6.2 Critical Test Cases

  1. Yield test: tasks switch reliably.
  2. Stack guard: overflow detected.
  3. No ready task: idle task runs.

6.3 Test Data

Task count: 3, stack size: 1 KB each

7. Common Pitfalls & Debugging

7.1 Frequent Mistakes

| Pitfall | Symptom | Solution | |———|———|———-| | Missing yield | system freezes | add yield points | | Stack overflow | random crashes | add guard pattern | | Wrong register save | hard faults | verify context switch code |

7.2 Debugging Strategies

  • Toggle GPIO on context switch to verify timing.
  • Display stack usage on UI.

7.3 Performance Traps

  • Too many tasks with large stacks waste RAM.

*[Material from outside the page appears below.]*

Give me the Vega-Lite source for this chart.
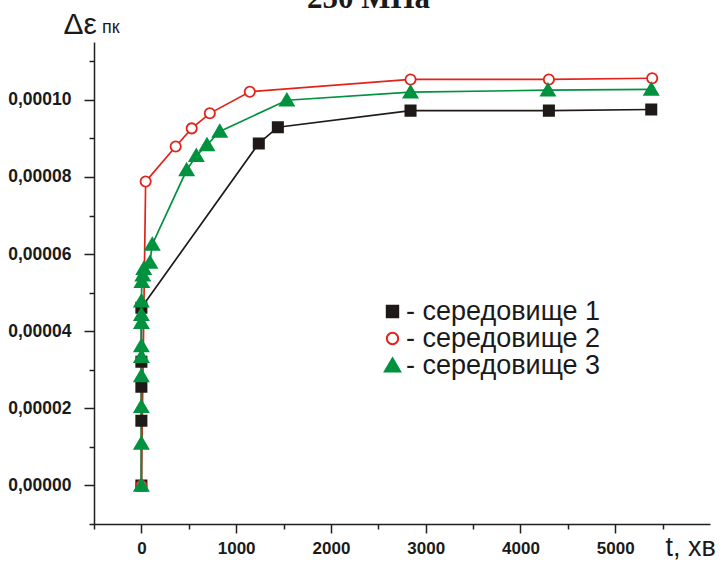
{
  "$schema": "https://vega.github.io/schema/vega-lite/v6.json",
  "width": 616,
  "height": 482,
  "autosize": {"type": "none"},
  "padding": {"left": 94, "top": 42, "right": 11, "bottom": 38},
  "background": "white",
  "config": {
    "view": {"stroke": null},
    "font": "Liberation Sans"
  },
  "title": {
    "text": "250 МПа",
    "font": "Liberation Serif",
    "fontSize": 31,
    "fontWeight": "bold",
    "color": "#1a1a1a",
    "anchor": "start",
    "frame": "group",
    "dx": 213,
    "offset": -30,
    "baseline": "alphabetic"
  },
  "data": {
    "values": [
      {"series": "середовище 1", "ord": 1, "t": 0, "e": 0},
      {"series": "середовище 1", "ord": 2, "t": 0, "e": 0.0000168},
      {"series": "середовище 1", "ord": 3, "t": 0, "e": 0.0000256},
      {"series": "середовище 1", "ord": 4, "t": 0, "e": 0.0000321},
      {"series": "середовище 1", "ord": 5, "t": 0, "e": 0.0000461},
      {"series": "середовище 1", "ord": 6, "t": 1239, "e": 0.0000887},
      {"series": "середовище 1", "ord": 7, "t": 1440, "e": 0.0000929},
      {"series": "середовище 1", "ord": 8, "t": 2840, "e": 0.0000972},
      {"series": "середовище 1", "ord": 9, "t": 4300, "e": 0.0000972},
      {"series": "середовище 1", "ord": 10, "t": 5380, "e": 0.0000975},
      {"series": "середовище 2", "ord": 1, "t": 0, "e": 0},
      {"series": "середовище 2", "ord": 2, "t": 45, "e": 0.0000788},
      {"series": "середовище 2", "ord": 3, "t": 362, "e": 0.0000879},
      {"series": "середовище 2", "ord": 4, "t": 531, "e": 0.0000926},
      {"series": "середовище 2", "ord": 5, "t": 722, "e": 0.0000965},
      {"series": "середовище 2", "ord": 6, "t": 1144, "e": 0.0001021},
      {"series": "середовище 2", "ord": 7, "t": 2840, "e": 0.0001053},
      {"series": "середовище 2", "ord": 8, "t": 4300, "e": 0.0001053},
      {"series": "середовище 2", "ord": 9, "t": 5390, "e": 0.0001056},
      {"series": "середовище 3", "ord": 1, "t": 0, "e": 0},
      {"series": "середовище 3", "ord": 2, "t": 0, "e": 0.0000109},
      {"series": "середовище 3", "ord": 3, "t": 0, "e": 0.0000204},
      {"series": "середовище 3", "ord": 4, "t": 0, "e": 0.0000284},
      {"series": "середовище 3", "ord": 5, "t": 0, "e": 0.0000334},
      {"series": "середовище 3", "ord": 6, "t": 0, "e": 0.0000362},
      {"series": "середовище 3", "ord": 7, "t": 0, "e": 0.0000422},
      {"series": "середовище 3", "ord": 8, "t": 0, "e": 0.0000443},
      {"series": "середовище 3", "ord": 9, "t": 0, "e": 0.0000478},
      {"series": "середовище 3", "ord": 10, "t": 5, "e": 0.0000528},
      {"series": "середовище 3", "ord": 11, "t": 15, "e": 0.0000545},
      {"series": "середовище 3", "ord": 12, "t": 25, "e": 0.0000562},
      {"series": "середовище 3", "ord": 13, "t": 90, "e": 0.0000578},
      {"series": "середовище 3", "ord": 14, "t": 115, "e": 0.0000625},
      {"series": "середовище 3", "ord": 15, "t": 478, "e": 0.0000818},
      {"series": "середовище 3", "ord": 16, "t": 580, "e": 0.0000855},
      {"series": "середовище 3", "ord": 17, "t": 692, "e": 0.0000883},
      {"series": "середовище 3", "ord": 18, "t": 827, "e": 0.0000918},
      {"series": "середовище 3", "ord": 19, "t": 1535, "e": 0.0000999},
      {"series": "середовище 3", "ord": 20, "t": 2840, "e": 0.000102},
      {"series": "середовище 3", "ord": 21, "t": 4290, "e": 0.0001025},
      {"series": "середовище 3", "ord": 22, "t": 5380, "e": 0.0001027}
    ]
  },
  "encoding": {
    "x": {
      "field": "t",
      "type": "quantitative",
      "scale": {"domain": [-500, 6000], "nice": false, "zero": false},
      "axis": {
        "title": "t, хв",
        "values": [-500, 0, 500, 1000, 1500, 2000, 2500, 3000, 3500, 4000, 4500, 5000, 5500],
        "format": "d",
        "labelExpr": "round(datum.value/500)%2==0 ? datum.label : ''",
        "labelFont": "Liberation Sans",
        "labelFontWeight": "bold",
        "labelFontSize": 17,
        "labelColor": "#1a1a1a",
        "labelPadding": 7,
        "labelFlush": false,
        "labelOverlap": false,
        "tickSize": {"condition": {"test": "round(datum.value/500)%2==0", "value": 9}, "value": 5},
        "tickColor": "#231f20",
        "tickWidth": 1.5,
        "domainColor": "#231f20",
        "domainWidth": 1.5,
        "grid": false,
        "titleFont": "Liberation Sans",
        "titleFontWeight": "normal",
        "titleFontSize": 27,
        "titleColor": "#1a1a1a",
        "titleX": 571,
        "titleY": 31,
        "titleAlign": "left",
        "titleBaseline": "alphabetic"
      }
    },
    "y": {
      "field": "e",
      "type": "quantitative",
      "scale": {"domain": [-0.00001, 0.000115], "nice": false, "zero": false},
      "axis": {
        "title": "Δε",
        "values": [-0.00001, 0, 0.00001, 0.00002, 0.00003, 0.00004, 0.00005, 0.00006, 0.00007, 0.00008, 0.00009, 0.0001, 0.00011],
        "labelExpr": "round(datum.value*100000)%2==0 ? replace(format(datum.value,'.5f'),'.',',') : ''",
        "labelFont": "Liberation Sans",
        "labelFontWeight": "bold",
        "labelFontSize": 17.5,
        "labelColor": "#1a1a1a",
        "labelPadding": 13,
        "labelOverlap": false,
        "tickSize": {"condition": {"test": "round(datum.value*100000)%2==0", "value": 10}, "value": 5},
        "tickColor": "#231f20",
        "tickWidth": 1.5,
        "domainColor": "#231f20",
        "domainWidth": 1.5,
        "grid": false,
        "titleFont": "Liberation Sans",
        "titleFontWeight": "normal",
        "titleFontSize": 30,
        "titleColor": "#1a1a1a",
        "titleAngle": 0,
        "titleX": -31,
        "titleY": -9,
        "titleAlign": "left",
        "titleBaseline": "alphabetic"
      }
    }
  },
  "layer": [
    {
      "transform": [{"filter": "datum.series == 'середовище 1'"}],
      "mark": {"type": "line", "strokeWidth": 1.7, "color": "#1f1a17"},
      "encoding": {"order": {"field": "ord", "type": "quantitative"}}
    },
    {
      "transform": [{"filter": "datum.series == 'середовище 2'"}],
      "mark": {"type": "line", "strokeWidth": 1.7, "color": "#e2231a"},
      "encoding": {"order": {"field": "ord", "type": "quantitative"}}
    },
    {
      "transform": [{"filter": "datum.series == 'середовище 3'"}],
      "mark": {"type": "line", "strokeWidth": 1.7, "color": "#00923f"},
      "encoding": {"order": {"field": "ord", "type": "quantitative"}}
    },
    {
      "mark": {"type": "point", "filled": true, "strokeWidth": 1.8, "opacity": 1, "size": 105},
      "encoding": {
        "shape": {
          "field": "series",
          "type": "nominal",
          "scale": {"domain": ["середовище 1", "середовище 2", "середовище 3"], "range": ["square", "circle", "M0,-1.25L1.35,1.05L-1.35,1.05Z"]},
          "legend": {"title": null, "labelExpr": "'- ' + datum.label", "orient": "none", "legendX": 285, "legendY": 256, "padding": 0, "labelFont": "Liberation Sans", "labelFontSize": 27, "labelColor": "#1a1a1a", "labelOffset": 0, "rowPadding": -1.5, "symbolStrokeWidth": 2, "symbolSize": 130, "labelLimit": 400}
        },
        "fill": {
          "field": "series",
          "type": "nominal",
          "scale": {"domain": ["середовище 1", "середовище 2", "середовище 3"], "range": ["#1f1a17", "#ffffff", "#00923f"]},
          "legend": {"title": null, "labelExpr": "'- ' + datum.label", "orient": "none", "legendX": 285, "legendY": 256, "padding": 0, "labelFont": "Liberation Sans", "labelFontSize": 27, "labelColor": "#1a1a1a", "labelOffset": 0, "rowPadding": -1.5, "symbolStrokeWidth": 2, "symbolSize": 130, "labelLimit": 400}
        },
        "stroke": {
          "field": "series",
          "type": "nominal",
          "scale": {"domain": ["середовище 1", "середовище 2", "середовище 3"], "range": ["#1f1a17", "#e2231a", "#00923f"]},
          "legend": {"title": null, "labelExpr": "'- ' + datum.label", "orient": "none", "legendX": 285, "legendY": 256, "padding": 0, "labelFont": "Liberation Sans", "labelFontSize": 27, "labelColor": "#1a1a1a", "labelOffset": 0, "rowPadding": -1.5, "symbolStrokeWidth": 2, "symbolSize": 130, "labelLimit": 400}
        }
      }
    },
    {
      "data": {"values": [{"txt": "пк", "tx": -500, "ty": 0.000115}]},
      "mark": {"type": "text", "align": "left", "baseline": "alphabetic", "dx": 8, "dy": -9, "fontSize": 18, "font": "Liberation Sans", "color": "#1a1a1a", "clip": false},
      "encoding": {
        "x": {"field": "tx", "type": "quantitative"},
        "y": {"field": "ty", "type": "quantitative"},
        "text": {"field": "txt", "type": "nominal"}
      }
    }
  ]
}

8. Extensions & Challenges

8.1 Beginner Extensions

  • Add a sleep() API.

8.2 Intermediate Extensions

  • Add priority scheduling.

8.3 Advanced Extensions

  • Add preemptive scheduling with timer interrupts.

9. Real-World Connections

9.1 Industry Applications

  • Tiny RTOS designs in IoT devices
  • FreeRTOS (compare design)

9.3 Interview Relevance

  • OS design and context switching are advanced interview topics.

10. Resources

10.1 Essential Reading

  • “Operating Systems: Three Easy Pieces”
  • ARM Cortex-M33 docs

10.2 Video Resources

  • OS scheduling tutorials

10.3 Tools & Documentation

  • GDB for debugging context switches

11. Self-Assessment Checklist

11.1 Understanding

  • I can explain cooperative scheduling.
  • I can save/restore a task context.

11.2 Implementation

  • Scheduler runs multiple tasks reliably.
  • Task manager UI shows correct stats.

11.3 Growth

  • I can explain OS design trade-offs in an interview.

12. Submission / Completion Criteria

Minimum Viable Completion:

  • Two tasks switch via yield.

Full Completion:

  • Task manager UI with stats.

Excellence (Going Above & Beyond):

  • Add preemptive scheduling and priority classes.